Small Curved Sole Spoke Shave
This gidgee curved sole Spoke Shave has a 10mm radius (3/8") and is 235 long x 12mm wide x 12mm high. Weighs 90 grams and has a 19mm wide x 1.2mm thick x 25mm long Tool Steel (TS) blade hardened to Rc 62-64 OR a High Speed Steel (HSS) blade hardened to Rc 62. The HSS is ideal if you plan to reverse the blade to bevel up and use it as a scraper on hard timber.
The plane (when used with the blade bevel down) has a 60 degrees blade pitch for planing and by reversing the blade to (bevel up) it will perform as a scraper for use of hard cranky woods.
Used for shaping and fine finishing of very tight inside curves that you find in Lutherie and furniture making. It can also be used for flats and outside curves or a combination thereof.
This is very much a specialized tool which a lot of people would seldom use but it does what it does superbly - takes very fine precise shavings in small radii . I use it as I imagine most users would for luthier work particularly carving soles and heels on necks. Beautifully made it's a pleasure to own.

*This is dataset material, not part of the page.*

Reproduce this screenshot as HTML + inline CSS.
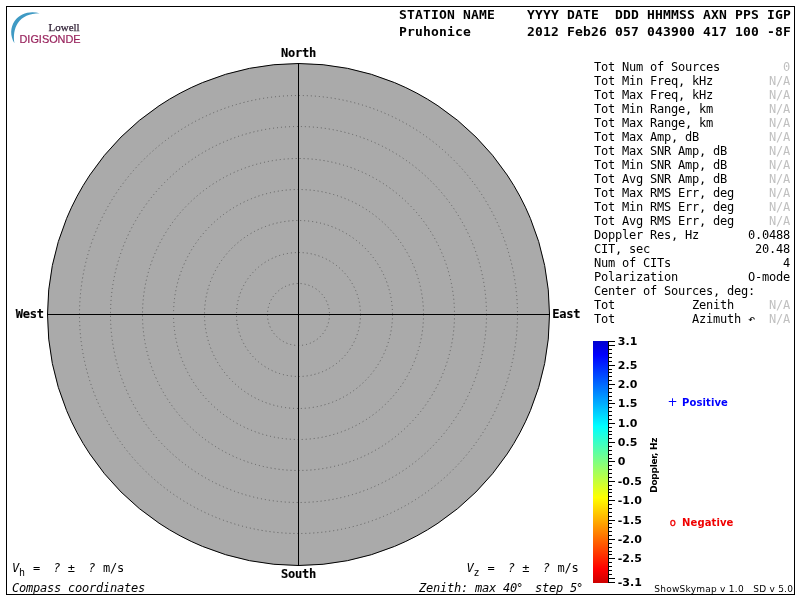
<!DOCTYPE html>
<html lang="en"><head><meta charset="utf-8"><title>Skymap - Pruhonice</title>
<style>
html,body{margin:0;padding:0;background:#fff;}
body{width:800px;height:600px;overflow:hidden;position:relative;}
svg{position:absolute;left:0;top:0;display:block;}
text{white-space:pre;}
.m{font-family:"DejaVu Sans Mono","Liberation Mono",monospace;font-size:12px;letter-spacing:-0.2246px;fill:#000;}
.mb{font-family:"DejaVu Sans Mono","Liberation Mono",monospace;font-size:12px;font-weight:bold;letter-spacing:-0.2246px;fill:#000;stroke:#000;stroke-width:0.15px;}
.mi{font-family:"DejaVu Sans Mono","Liberation Mono",monospace;font-size:12px;font-style:oblique;letter-spacing:-0.2246px;fill:#000;}
.h{font-family:"DejaVu Sans Mono","Liberation Mono",monospace;font-size:13px;font-weight:bold;letter-spacing:0.1733px;fill:#000;}
.g{fill:#c0c0c0;}
.i{font-style:oblique;}
.sl{font-family:"DejaVu Sans","Liberation Sans",sans-serif;font-size:11px;font-weight:bold;fill:#000;}
.lg{font-family:"DejaVu Sans","Liberation Sans",sans-serif;font-size:10px;font-weight:bold;letter-spacing:0.1px;}
.ft{font-family:"DejaVu Sans","Liberation Sans",sans-serif;font-size:9px;letter-spacing:0.25px;fill:#000;}
.dz{font-family:"DejaVu Sans","Liberation Sans",sans-serif;font-size:9px;font-weight:bold;letter-spacing:-0.3px;fill:#000;}
.lw{font-family:"Liberation Serif","DejaVu Serif",serif;font-size:11px;letter-spacing:0px;fill:#35253a;stroke:#35253a;stroke-width:0.25px;}
.dg{font-family:"Liberation Sans","DejaVu Sans",sans-serif;font-size:10.9px;fill:#98225c;stroke:#98225c;stroke-width:0.2px;}
</style></head><body>
<svg width="800" height="600" viewBox="0 0 800 600">
<defs><linearGradient id="jet" x1="0" y1="0" x2="0" y2="1">
<stop offset="0.0000" stop-color="rgb(0,0,205)"/>
<stop offset="0.0581" stop-color="rgb(0,0,255)"/>
<stop offset="0.3527" stop-color="rgb(0,255,255)"/>
<stop offset="0.5000" stop-color="rgb(128,255,128)"/>
<stop offset="0.6473" stop-color="rgb(255,255,0)"/>
<stop offset="0.9419" stop-color="rgb(255,0,0)"/>
<stop offset="1.0000" stop-color="rgb(205,0,0)"/>
</linearGradient></defs>
<rect x="0" y="0" width="800" height="600" fill="#fff"/>
<rect x="6.5" y="6.5" width="788" height="588" fill="none" stroke="#000" stroke-width="1" shape-rendering="crispEdges"/>
<circle cx="298.50" cy="314.50" r="251.00" fill="#aaaaaa" stroke="#000" stroke-width="1"/>
<circle cx="298.50" cy="314.50" r="31.00" fill="none" stroke="#5e5e5e" stroke-width="1" stroke-dasharray="1 3"/>
<circle cx="298.50" cy="314.50" r="62.00" fill="none" stroke="#5e5e5e" stroke-width="1" stroke-dasharray="1 3"/>
<circle cx="298.50" cy="314.50" r="94.00" fill="none" stroke="#5e5e5e" stroke-width="1" stroke-dasharray="1 3"/>
<circle cx="298.50" cy="314.50" r="125.00" fill="none" stroke="#5e5e5e" stroke-width="1" stroke-dasharray="1 3"/>
<circle cx="298.50" cy="314.50" r="156.00" fill="none" stroke="#5e5e5e" stroke-width="1" stroke-dasharray="1 3"/>
<circle cx="298.50" cy="314.50" r="188.00" fill="none" stroke="#5e5e5e" stroke-width="1" stroke-dasharray="1 3"/>
<circle cx="298.50" cy="314.50" r="219.00" fill="none" stroke="#5e5e5e" stroke-width="1" stroke-dasharray="1 3"/>
<rect x="298" y="63" width="1" height="503" fill="#000"/>
<rect x="47" y="314" width="503" height="1" fill="#000"/>
<text class="mb" x="281" y="57">North</text>
<text class="mb" x="281" y="578">South</text>
<text class="mb" x="15.8" y="318">West</text>
<text class="mb" x="552.3" y="318">East</text>
<text class="h" x="399" y="19">STATION NAME    YYYY DATE  DDD HHMMSS AXN PPS IGP</text>
<text class="h" x="399" y="36">Pruhonice       2012 Feb26 057 043900 417 100 -8F</text>
<text class="m" x="594" y="71">Tot Num of Sources</text>
<text class="m g" x="783" y="71">0</text>
<text class="m" x="594" y="85">Tot Min Freq, kHz</text>
<text class="m g" x="769" y="85">N/A</text>
<text class="m" x="594" y="99">Tot Max Freq, kHz</text>
<text class="m g" x="769" y="99">N/A</text>
<text class="m" x="594" y="113">Tot Min Range, km</text>
<text class="m g" x="769" y="113">N/A</text>
<text class="m" x="594" y="127">Tot Max Range, km</text>
<text class="m g" x="769" y="127">N/A</text>
<text class="m" x="594" y="141">Tot Max Amp, dB</text>
<text class="m g" x="769" y="141">N/A</text>
<text class="m" x="594" y="155">Tot Max SNR Amp, dB</text>
<text class="m g" x="769" y="155">N/A</text>
<text class="m" x="594" y="169">Tot Min SNR Amp, dB</text>
<text class="m g" x="769" y="169">N/A</text>
<text class="m" x="594" y="183">Tot Avg SNR Amp, dB</text>
<text class="m g" x="769" y="183">N/A</text>
<text class="m" x="594" y="197">Tot Max RMS Err, deg</text>
<text class="m g" x="769" y="197">N/A</text>
<text class="m" x="594" y="211">Tot Min RMS Err, deg</text>
<text class="m g" x="769" y="211">N/A</text>
<text class="m" x="594" y="225">Tot Avg RMS Err, deg</text>
<text class="m g" x="769" y="225">N/A</text>
<text class="m" x="594" y="239">Doppler Res, Hz</text>
<text class="m" x="748" y="239">0.0488</text>
<text class="m" x="594" y="253">CIT, sec</text>
<text class="m" x="755" y="253">20.48</text>
<text class="m" x="594" y="267">Num of CITs</text>
<text class="m" x="783" y="267">4</text>
<text class="m" x="594" y="281">Polarization</text>
<text class="m" x="748" y="281">O-mode</text>
<text class="m" x="594" y="295">Center of Sources, deg:</text>
<text class="m" x="594" y="309">Tot           Zenith</text>
<text class="m g" x="769" y="309">N/A</text>
<text class="m" x="594" y="323">Tot           Azimuth ↶</text>
<text class="m g" x="769" y="323">N/A</text>
<text class="m" x="12" y="572"><tspan class="i">V</tspan><tspan dy="3.5" style="font-size:10px">h</tspan><tspan dy="-3.5" dx="1.204"> =  </tspan><tspan class="i" dx="-0.8">?</tspan><tspan dx="0.4"> ±  </tspan><tspan class="i" dx="-0.4">?</tspan><tspan dx="0.8"> m/s</tspan></text>
<text class="m" x="466.5" y="572"><tspan class="i">V</tspan><tspan dy="3.5" style="font-size:10px">z</tspan><tspan dy="-3.5" dx="1.204"> =  </tspan><tspan class="i" dx="-0.8">?</tspan><tspan dx="0.4"> ±  </tspan><tspan class="i" dx="-0.4">?</tspan><tspan dx="0.8"> m/s</tspan></text>
<text class="mi" x="12" y="592">Compass coordinates</text>
<text class="mi" x="419" y="592">Zenith: max 40<tspan dx="-1">°</tspan><tspan dx="-2">  step 5</tspan><tspan dx="-1">°</tspan></text>
<rect x="593" y="341" width="15" height="242" fill="url(#jet)"/>
<rect x="608" y="341" width="1" height="242" fill="#000"/>
<path d="M608 341 h7 v1 h-7 z M608 345 h7 v1 h-7 z M608 349 h4 v1 h-4 z M608 353 h4 v1 h-4 z M608 357 h4 v1 h-4 z M608 361 h4 v1 h-4 z M608 365 h7 v1 h-7 z M608 369 h4 v1 h-4 z M608 372 h4 v1 h-4 z M608 376 h4 v1 h-4 z M608 380 h4 v1 h-4 z M608 384 h7 v1 h-7 z M608 388 h4 v1 h-4 z M608 392 h4 v1 h-4 z M608 396 h4 v1 h-4 z M608 400 h4 v1 h-4 z M608 403 h7 v1 h-7 z M608 407 h4 v1 h-4 z M608 411 h4 v1 h-4 z M608 415 h4 v1 h-4 z M608 419 h4 v1 h-4 z M608 423 h7 v1 h-7 z M608 427 h4 v1 h-4 z M608 431 h4 v1 h-4 z M608 434 h4 v1 h-4 z M608 438 h4 v1 h-4 z M608 442 h7 v1 h-7 z M608 446 h4 v1 h-4 z M608 450 h4 v1 h-4 z M608 454 h4 v1 h-4 z M608 458 h4 v1 h-4 z M608 461 h7 v1 h-7 z M608 465 h4 v1 h-4 z M608 469 h4 v1 h-4 z M608 473 h4 v1 h-4 z M608 477 h4 v1 h-4 z M608 481 h7 v1 h-7 z M608 485 h4 v1 h-4 z M608 489 h4 v1 h-4 z M608 492 h4 v1 h-4 z M608 496 h4 v1 h-4 z M608 500 h7 v1 h-7 z M608 504 h4 v1 h-4 z M608 508 h4 v1 h-4 z M608 512 h4 v1 h-4 z M608 516 h4 v1 h-4 z M608 520 h7 v1 h-7 z M608 523 h4 v1 h-4 z M608 527 h4 v1 h-4 z M608 531 h4 v1 h-4 z M608 535 h4 v1 h-4 z M608 539 h7 v1 h-7 z M608 543 h4 v1 h-4 z M608 547 h4 v1 h-4 z M608 551 h4 v1 h-4 z M608 554 h4 v1 h-4 z M608 558 h7 v1 h-7 z M608 562 h4 v1 h-4 z M608 566 h4 v1 h-4 z M608 570 h4 v1 h-4 z M608 574 h4 v1 h-4 z M608 578 h7 v1 h-7 z M608 582 h7 v1 h-7 z" fill="#000" shape-rendering="crispEdges"/>
<text class="sl" x="617.8" y="345">3.1</text>
<text class="sl" x="617.8" y="369">2.5</text>
<text class="sl" x="617.8" y="388">2.0</text>
<text class="sl" x="617.8" y="407">1.5</text>
<text class="sl" x="617.8" y="427">1.0</text>
<text class="sl" x="617.8" y="446">0.5</text>
<text class="sl" x="617.8" y="465">0</text>
<text class="sl" x="617.8" y="485">-0.5</text>
<text class="sl" x="617.8" y="504">-1.0</text>
<text class="sl" x="617.8" y="524">-1.5</text>
<text class="sl" x="617.8" y="543">-2.0</text>
<text class="sl" x="617.8" y="562">-2.5</text>
<text class="sl" x="617.8" y="586">-3.1</text>
<text class="lg" x="667.6" y="406" fill="#0000ff" style="font-weight:normal;font-size:12px">+</text>
<text class="lg" x="682.1" y="406" fill="#0000ff">Positive</text>
<text class="lg" x="669.8" y="526" fill="#f00000" stroke="#f00000" stroke-width="0.3" style="font-weight:normal">o</text>
<text class="lg" x="682.1" y="526" fill="#f00000">Negative</text>
<text class="dz" transform="translate(657,492.7) rotate(-90)">Doppler, Hz</text>
<text class="ft" x="654.3" y="592">ShowSkymap v 1.0   SD v 5.0</text>
<path d="M39.6 13.2 C30.5 10.5 20 13 14.6 21 C10.2 27.5 10 36 14.4 43.2 C13.3 36 14.1 28.9 17.9 23.1 C22.2 16.4 29.5 13.4 39.6 13.2 Z" fill="#3f9ac4"/>
<text class="lw" x="48.5" y="30.5">Lowell</text>
<text class="dg" x="19.5" y="42.7">DIGISONDE</text>
</svg>
</body></html>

Very good a big improvement over my old record spokeshave.
This is my 4th tool from Terry over 20 years (and probably not my last). As usual impeccably designed and made. These are sophisticated tools; so invest the time learning to work with them and they will repay your respect forever.

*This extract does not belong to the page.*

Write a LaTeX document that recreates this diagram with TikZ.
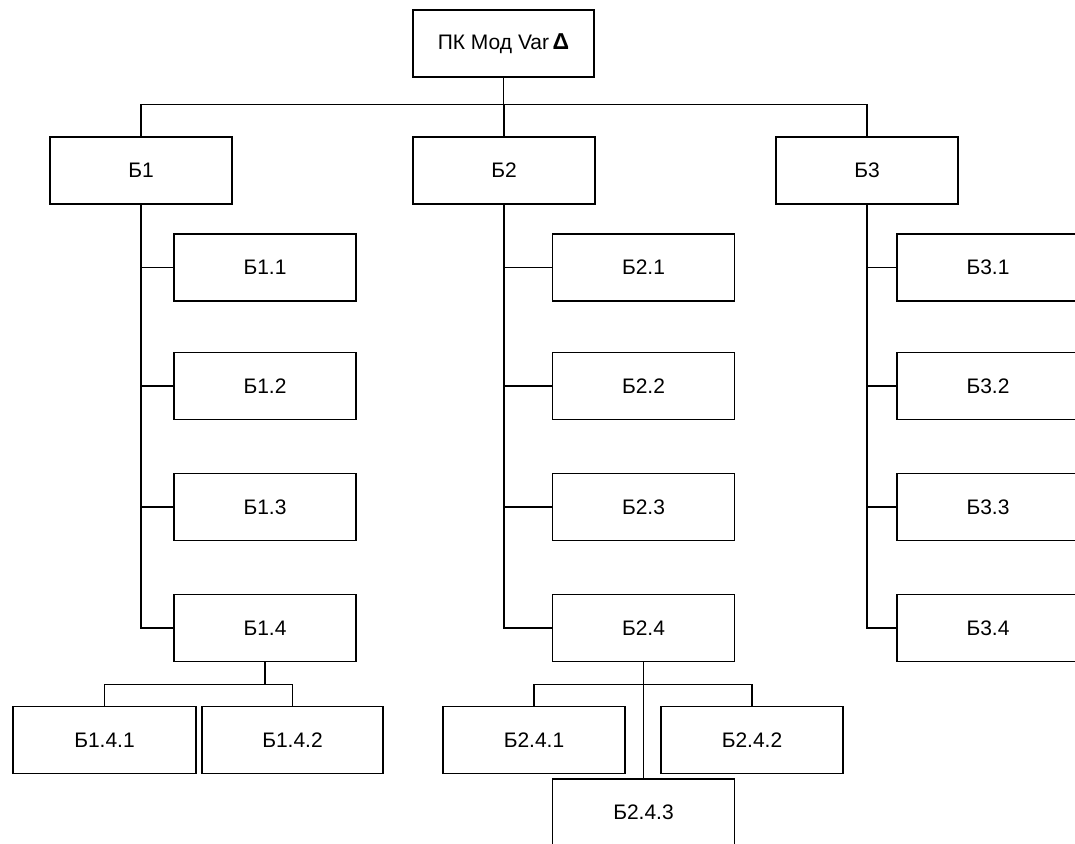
\documentclass[tikz,border=0pt]{standalone}
\usepackage{fontspec}
\setmainfont{Liberation Sans}
\begin{document}
\begin{tikzpicture}[x=1pt,y=-1pt,
  box/.style={draw, line width=1.2pt, minimum width=182pt, minimum height=67pt, inner sep=0pt, font=\fontsize{21}{24}\selectfont, fill=white},
  conn/.style={line width=1.2pt}]
\useasboundingbox (0,0) rectangle (1075,843);
\fill[white] (0,0) rectangle (1075,843);
\node[box, minimum width=181pt] (top) at (503.5,43.5) {ПК Мод Var\,{\fontsize{23}{24}\selectfont\textbf{Δ}}};
\node[box] (b1) at (141,170.5) {Б1};
\node[box] (b2) at (504,170.5) {Б2};
\node[box] (b3) at (867,170.5) {Б3};
\foreach \i/\y in {1/267.5,2/386,3/507,4/628}{
  \node[box] (b1\i) at (265,\y) {Б1.\i};
  \node[box] (b2\i) at (643.5,\y) {Б2.\i};
  \node[box] (b3\i) at (988,\y) {Б3.\i};
}
\node[box, minimum width=183pt] (b141) at (104.5,740) {Б1.4.1};
\node[box, minimum width=181pt] (b142) at (292.5,740) {Б1.4.2};
\node[box] (b241) at (534,740) {Б2.4.1};
\node[box] (b242) at (752,740) {Б2.4.2};
\node[box] (b243) at (643.5,812.5) {Б2.4.3};
% connectors
\draw[conn] (top.south) -- ++(0,27) -| (b1.north);
\draw[conn] (top.south) -- ++(0,27) -| (b3.north);
\draw[conn] (top.south) -- ++(0,27) -| (b2.north);
\foreach \i in {1,2,3,4}{
  \draw[conn] (b1.south) |- (b1\i.west);
  \draw[conn] (b2.south) |- (b2\i.west);
  \draw[conn] (b3.south) |- (b3\i.west);
}
\draw[conn] (b14.south) -- ++(0,22) -| (b141.north);
\draw[conn] (b14.south) -- ++(0,22) -| (b142.north);
\draw[conn] (b24.south) -- ++(0,22) -| (b241.north);
\draw[conn] (b24.south) -- ++(0,22) -| (b242.north);
\draw[conn] (b24.south) -- (b243.north);
\end{tikzpicture}
\end{document}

beautifully engineered and crafted
The “need” for a good spokeshave started when making new canoe thwarts. I hated sanding after shaping the thwarts with rasps. After the thwarts were finished I bought a HNT Gordon full size curved spokeshave - what a beautiful tool! - great feel, easy to control, and left a wax like finish. But I still had to sand smaller radius curves so I ordered the small spokeshave. The smaller tool leaves a great finish but requires more concentration than its big brother which is heavier and has much larger handles which are much gentler on my arthritic hands. I control the larger spokeshave larger with my wrists While the smaller tool seems to require thumb and fingers to roll it at the end of the stroke. But, I am still learning. It’s a keeper.